- Your task
Without the pictures, can you quote each line below exactly?

- Recorded data
#####
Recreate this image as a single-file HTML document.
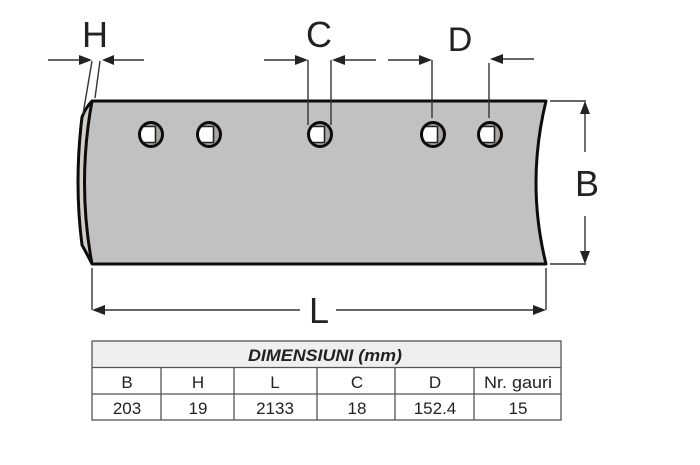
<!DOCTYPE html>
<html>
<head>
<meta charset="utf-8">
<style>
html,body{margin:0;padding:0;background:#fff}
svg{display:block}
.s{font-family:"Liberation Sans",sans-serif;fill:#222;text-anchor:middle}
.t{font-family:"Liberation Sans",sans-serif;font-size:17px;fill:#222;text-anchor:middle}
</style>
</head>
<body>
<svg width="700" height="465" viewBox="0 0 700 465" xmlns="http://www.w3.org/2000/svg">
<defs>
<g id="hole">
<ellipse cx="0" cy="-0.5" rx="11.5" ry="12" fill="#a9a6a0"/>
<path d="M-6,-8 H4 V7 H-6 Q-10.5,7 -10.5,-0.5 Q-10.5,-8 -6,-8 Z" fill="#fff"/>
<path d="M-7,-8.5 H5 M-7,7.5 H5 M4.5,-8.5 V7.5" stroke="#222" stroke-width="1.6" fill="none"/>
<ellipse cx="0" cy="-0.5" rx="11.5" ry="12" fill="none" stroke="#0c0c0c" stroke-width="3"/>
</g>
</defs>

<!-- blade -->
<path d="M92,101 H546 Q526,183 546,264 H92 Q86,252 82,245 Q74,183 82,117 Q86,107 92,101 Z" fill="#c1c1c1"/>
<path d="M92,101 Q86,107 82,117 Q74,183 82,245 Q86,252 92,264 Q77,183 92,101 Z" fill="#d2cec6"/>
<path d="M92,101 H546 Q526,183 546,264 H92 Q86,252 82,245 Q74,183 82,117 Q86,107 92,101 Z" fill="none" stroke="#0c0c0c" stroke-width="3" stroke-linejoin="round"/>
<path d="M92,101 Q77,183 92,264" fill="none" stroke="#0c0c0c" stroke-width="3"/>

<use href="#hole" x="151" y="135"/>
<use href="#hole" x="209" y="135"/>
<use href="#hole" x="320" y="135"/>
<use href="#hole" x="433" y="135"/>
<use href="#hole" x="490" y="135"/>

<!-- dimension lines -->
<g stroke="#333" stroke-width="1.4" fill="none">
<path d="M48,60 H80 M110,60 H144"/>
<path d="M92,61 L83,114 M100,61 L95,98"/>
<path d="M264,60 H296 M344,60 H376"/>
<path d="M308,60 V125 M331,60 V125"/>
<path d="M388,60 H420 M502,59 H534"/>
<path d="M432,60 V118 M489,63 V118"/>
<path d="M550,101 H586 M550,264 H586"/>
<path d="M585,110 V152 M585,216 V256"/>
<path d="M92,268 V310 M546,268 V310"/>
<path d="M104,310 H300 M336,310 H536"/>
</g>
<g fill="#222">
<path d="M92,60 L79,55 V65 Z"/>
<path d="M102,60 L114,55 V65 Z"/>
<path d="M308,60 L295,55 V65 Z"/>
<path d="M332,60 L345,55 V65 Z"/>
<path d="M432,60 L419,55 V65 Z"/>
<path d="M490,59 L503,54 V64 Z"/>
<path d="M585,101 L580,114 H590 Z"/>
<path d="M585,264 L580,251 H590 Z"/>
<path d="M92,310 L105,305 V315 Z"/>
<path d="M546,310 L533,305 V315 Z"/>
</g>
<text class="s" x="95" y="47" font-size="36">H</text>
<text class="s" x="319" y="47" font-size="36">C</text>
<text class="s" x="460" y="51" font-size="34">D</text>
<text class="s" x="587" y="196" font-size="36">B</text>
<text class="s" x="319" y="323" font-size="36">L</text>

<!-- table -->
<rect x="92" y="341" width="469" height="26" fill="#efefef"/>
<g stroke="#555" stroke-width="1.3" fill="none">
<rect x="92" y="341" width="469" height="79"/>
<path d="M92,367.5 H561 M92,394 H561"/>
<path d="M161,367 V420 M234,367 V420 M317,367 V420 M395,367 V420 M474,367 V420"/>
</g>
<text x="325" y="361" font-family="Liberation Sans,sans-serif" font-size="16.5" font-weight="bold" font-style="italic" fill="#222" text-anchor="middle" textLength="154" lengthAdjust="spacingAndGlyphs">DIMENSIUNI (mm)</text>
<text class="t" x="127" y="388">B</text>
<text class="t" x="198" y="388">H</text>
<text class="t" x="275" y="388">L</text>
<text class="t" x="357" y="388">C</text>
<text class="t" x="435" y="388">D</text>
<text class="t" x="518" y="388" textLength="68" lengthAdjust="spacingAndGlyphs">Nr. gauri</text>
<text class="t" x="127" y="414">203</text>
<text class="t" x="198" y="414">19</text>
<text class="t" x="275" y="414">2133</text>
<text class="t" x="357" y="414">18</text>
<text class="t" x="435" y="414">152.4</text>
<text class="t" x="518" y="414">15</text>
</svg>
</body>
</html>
#####
- Result of this task
Recreate this image as a single-file HTML document.
<!DOCTYPE html>
<html>
<head>
<meta charset="utf-8">
<style>
html,body{margin:0;padding:0;background:#fff}
svg{display:block}
.s{font-family:"Liberation Sans",sans-serif;fill:#222;text-anchor:middle}
.t{font-family:"Liberation Sans",sans-serif;font-size:17px;fill:#222;text-anchor:middle}
</style>
</head>
<body>
<svg width="700" height="465" viewBox="0 0 700 465" xmlns="http://www.w3.org/2000/svg">
<defs>
<g id="hole">
<ellipse cx="0" cy="-0.5" rx="11.5" ry="12" fill="#a9a6a0"/>
<path d="M-6,-8 H4 V7 H-6 Q-10.5,7 -10.5,-0.5 Q-10.5,-8 -6,-8 Z" fill="#fff"/>
<path d="M-7,-8.5 H5 M-7,7.5 H5 M4.5,-8.5 V7.5" stroke="#222" stroke-width="1.6" fill="none"/>
<ellipse cx="0" cy="-0.5" rx="11.5" ry="12" fill="none" stroke="#0c0c0c" stroke-width="3"/>
</g>
</defs>

<!-- blade -->
<path d="M92,101 H546 Q526,183 546,264 H92 Q86,252 82,245 Q74,183 82,117 Q86,107 92,101 Z" fill="#c1c1c1"/>
<path d="M92,101 Q86,107 82,117 Q74,183 82,245 Q86,252 92,264 Q77,183 92,101 Z" fill="#d2cec6"/>
<path d="M92,101 H546 Q526,183 546,264 H92 Q86,252 82,245 Q74,183 82,117 Q86,107 92,101 Z" fill="none" stroke="#0c0c0c" stroke-width="3" stroke-linejoin="round"/>
<path d="M92,101 Q77,183 92,264" fill="none" stroke="#0c0c0c" stroke-width="3"/>

<use href="#hole" x="151" y="135"/>
<use href="#hole" x="209" y="135"/>
<use href="#hole" x="320" y="135"/>
<use href="#hole" x="433" y="135"/>
<use href="#hole" x="490" y="135"/>

<!-- dimension lines -->
<g stroke="#333" stroke-width="1.4" fill="none">
<path d="M48,60 H80 M110,60 H144"/>
<path d="M92,61 L83,114 M100,61 L95,98"/>
<path d="M264,60 H296 M344,60 H376"/>
<path d="M308,60 V125 M331,60 V125"/>
<path d="M388,60 H420 M502,59 H534"/>
<path d="M432,60 V118 M489,63 V118"/>
<path d="M550,101 H586 M550,264 H586"/>
<path d="M585,110 V152 M585,216 V256"/>
<path d="M92,268 V310 M546,268 V310"/>
<path d="M104,310 H300 M336,310 H536"/>
</g>
<g fill="#222">
<path d="M92,60 L79,55 V65 Z"/>
<path d="M102,60 L114,55 V65 Z"/>
<path d="M308,60 L295,55 V65 Z"/>
<path d="M332,60 L345,55 V65 Z"/>
<path d="M432,60 L419,55 V65 Z"/>
<path d="M490,59 L503,54 V64 Z"/>
<path d="M585,101 L580,114 H590 Z"/>
<path d="M585,264 L580,251 H590 Z"/>
<path d="M92,310 L105,305 V315 Z"/>
<path d="M546,310 L533,305 V315 Z"/>
</g>
<text class="s" x="95" y="47" font-size="36">H</text>
<text class="s" x="319" y="47" font-size="36">C</text>
<text class="s" x="460" y="51" font-size="34">D</text>
<text class="s" x="587" y="196" font-size="36">B</text>
<text class="s" x="319" y="323" font-size="36">L</text>

<!-- table -->
<rect x="92" y="341" width="469" height="26" fill="#efefef"/>
<g stroke="#555" stroke-width="1.3" fill="none">
<rect x="92" y="341" width="469" height="79"/>
<path d="M92,367.5 H561 M92,394 H561"/>
<path d="M161,367 V420 M234,367 V420 M317,367 V420 M395,367 V420 M474,367 V420"/>
</g>
<text x="325" y="361" font-family="Liberation Sans,sans-serif" font-size="16.5" font-weight="bold" font-style="italic" fill="#222" text-anchor="middle" textLength="154" lengthAdjust="spacingAndGlyphs">DIMENSIUNI (mm)</text>
<text class="t" x="127" y="388">B</text>
<text class="t" x="198" y="388">H</text>
<text class="t" x="275" y="388">L</text>
<text class="t" x="357" y="388">C</text>
<text class="t" x="435" y="388">D</text>
<text class="t" x="518" y="388" textLength="68" lengthAdjust="spacingAndGlyphs">Nr. gauri</text>
<text class="t" x="127" y="414">203</text>
<text class="t" x="198" y="414">19</text>
<text class="t" x="275" y="414">2133</text>
<text class="t" x="357" y="414">18</text>
<text class="t" x="435" y="414">152.4</text>
<text class="t" x="518" y="414">15</text>
</svg>
</body>
</html>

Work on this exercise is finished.